Record excerpts -
-=-=-=-=-

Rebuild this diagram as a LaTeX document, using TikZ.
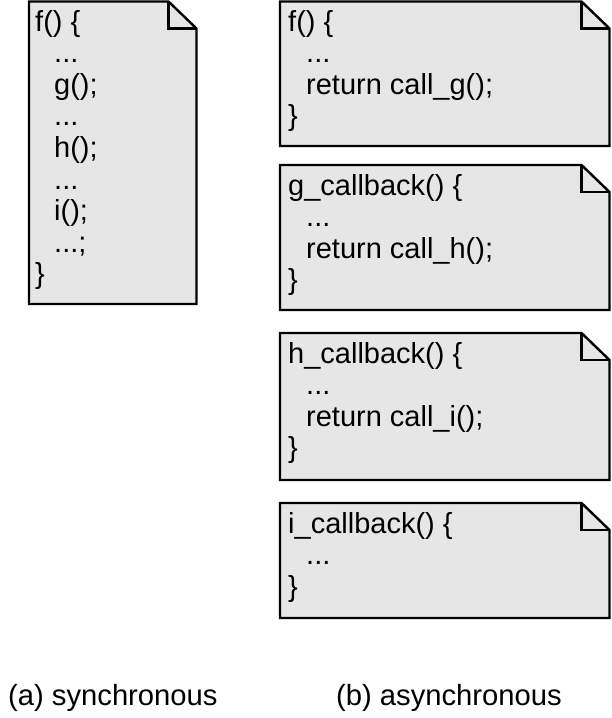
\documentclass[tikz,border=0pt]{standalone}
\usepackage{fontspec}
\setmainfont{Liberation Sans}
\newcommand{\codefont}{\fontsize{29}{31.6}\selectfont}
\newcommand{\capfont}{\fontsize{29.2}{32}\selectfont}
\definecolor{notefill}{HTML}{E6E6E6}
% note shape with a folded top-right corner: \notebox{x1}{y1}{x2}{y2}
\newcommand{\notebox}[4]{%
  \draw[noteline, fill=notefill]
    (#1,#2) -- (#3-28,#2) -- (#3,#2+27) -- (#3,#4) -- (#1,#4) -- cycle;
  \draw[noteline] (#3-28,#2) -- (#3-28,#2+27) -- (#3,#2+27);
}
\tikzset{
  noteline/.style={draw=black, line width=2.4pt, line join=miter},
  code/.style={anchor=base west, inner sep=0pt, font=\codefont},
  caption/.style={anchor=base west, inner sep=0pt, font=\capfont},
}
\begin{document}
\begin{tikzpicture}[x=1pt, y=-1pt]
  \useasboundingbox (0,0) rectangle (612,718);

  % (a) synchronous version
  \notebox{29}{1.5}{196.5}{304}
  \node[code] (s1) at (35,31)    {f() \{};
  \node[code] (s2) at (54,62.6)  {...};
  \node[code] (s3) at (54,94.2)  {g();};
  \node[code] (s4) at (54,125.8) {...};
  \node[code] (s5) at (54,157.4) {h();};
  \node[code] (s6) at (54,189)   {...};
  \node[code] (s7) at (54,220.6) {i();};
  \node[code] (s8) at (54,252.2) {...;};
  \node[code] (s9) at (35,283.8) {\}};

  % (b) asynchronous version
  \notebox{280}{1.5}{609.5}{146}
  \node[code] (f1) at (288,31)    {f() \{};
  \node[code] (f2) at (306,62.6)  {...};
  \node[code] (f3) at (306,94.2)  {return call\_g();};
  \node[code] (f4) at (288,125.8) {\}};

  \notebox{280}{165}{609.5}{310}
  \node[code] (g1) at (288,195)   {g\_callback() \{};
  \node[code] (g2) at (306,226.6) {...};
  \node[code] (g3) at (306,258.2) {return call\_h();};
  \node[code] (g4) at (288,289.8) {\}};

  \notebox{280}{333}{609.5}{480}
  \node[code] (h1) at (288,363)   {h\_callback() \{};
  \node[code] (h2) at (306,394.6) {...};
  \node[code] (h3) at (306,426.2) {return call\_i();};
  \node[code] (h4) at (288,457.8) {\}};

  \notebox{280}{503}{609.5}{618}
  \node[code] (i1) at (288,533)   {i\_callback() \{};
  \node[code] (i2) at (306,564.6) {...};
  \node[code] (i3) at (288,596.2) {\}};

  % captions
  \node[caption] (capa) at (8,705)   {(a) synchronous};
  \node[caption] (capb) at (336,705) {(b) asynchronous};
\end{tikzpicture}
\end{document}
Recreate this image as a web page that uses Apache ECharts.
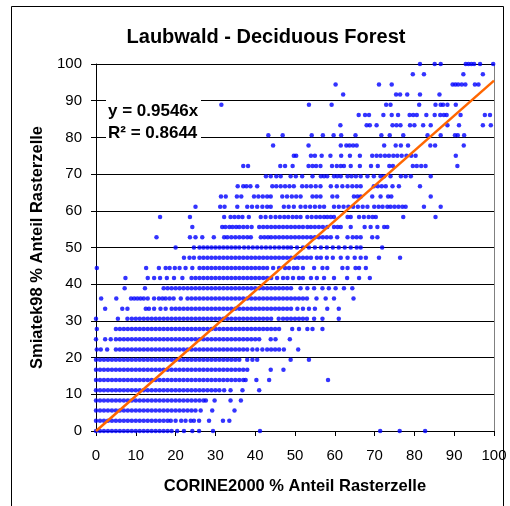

-=-=-=-=-

What is expected -
Reproduce the listing above exactly, excluding all pictures.

Output of the task -
Rebuild this diagram as a LaTeX document, using TikZ.
\documentclass[tikz,border=0pt]{standalone}
\usepackage{fontspec}
\setmainfont{Liberation Sans}
\newcommand{\codefont}{\fontsize{29}{31.6}\selectfont}
\newcommand{\capfont}{\fontsize{29.2}{32}\selectfont}
\definecolor{notefill}{HTML}{E6E6E6}
% note shape with a folded top-right corner: \notebox{x1}{y1}{x2}{y2}
\newcommand{\notebox}[4]{%
  \draw[noteline, fill=notefill]
    (#1,#2) -- (#3-28,#2) -- (#3,#2+27) -- (#3,#4) -- (#1,#4) -- cycle;
  \draw[noteline] (#3-28,#2) -- (#3-28,#2+27) -- (#3,#2+27);
}
\tikzset{
  noteline/.style={draw=black, line width=2.4pt, line join=miter},
  code/.style={anchor=base west, inner sep=0pt, font=\codefont},
  caption/.style={anchor=base west, inner sep=0pt, font=\capfont},
}
\begin{document}
\begin{tikzpicture}[x=1pt, y=-1pt]
  \useasboundingbox (0,0) rectangle (612,718);

  % (a) synchronous version
  \notebox{29}{1.5}{196.5}{304}
  \node[code] (s1) at (35,31)    {f() \{};
  \node[code] (s2) at (54,62.6)  {...};
  \node[code] (s3) at (54,94.2)  {g();};
  \node[code] (s4) at (54,125.8) {...};
  \node[code] (s5) at (54,157.4) {h();};
  \node[code] (s6) at (54,189)   {...};
  \node[code] (s7) at (54,220.6) {i();};
  \node[code] (s8) at (54,252.2) {...;};
  \node[code] (s9) at (35,283.8) {\}};

  % (b) asynchronous version
  \notebox{280}{1.5}{609.5}{146}
  \node[code] (f1) at (288,31)    {f() \{};
  \node[code] (f2) at (306,62.6)  {...};
  \node[code] (f3) at (306,94.2)  {return call\_g();};
  \node[code] (f4) at (288,125.8) {\}};

  \notebox{280}{165}{609.5}{310}
  \node[code] (g1) at (288,195)   {g\_callback() \{};
  \node[code] (g2) at (306,226.6) {...};
  \node[code] (g3) at (306,258.2) {return call\_h();};
  \node[code] (g4) at (288,289.8) {\}};

  \notebox{280}{333}{609.5}{480}
  \node[code] (h1) at (288,363)   {h\_callback() \{};
  \node[code] (h2) at (306,394.6) {...};
  \node[code] (h3) at (306,426.2) {return call\_i();};
  \node[code] (h4) at (288,457.8) {\}};

  \notebox{280}{503}{609.5}{618}
  \node[code] (i1) at (288,533)   {i\_callback() \{};
  \node[code] (i2) at (306,564.6) {...};
  \node[code] (i3) at (288,596.2) {\}};

  % captions
  \node[caption] (capa) at (8,705)   {(a) synchronous};
  \node[caption] (capb) at (336,705) {(b) asynchronous};
\end{tikzpicture}
\end{document}
Recreate this image as a web page that uses Apache ECharts.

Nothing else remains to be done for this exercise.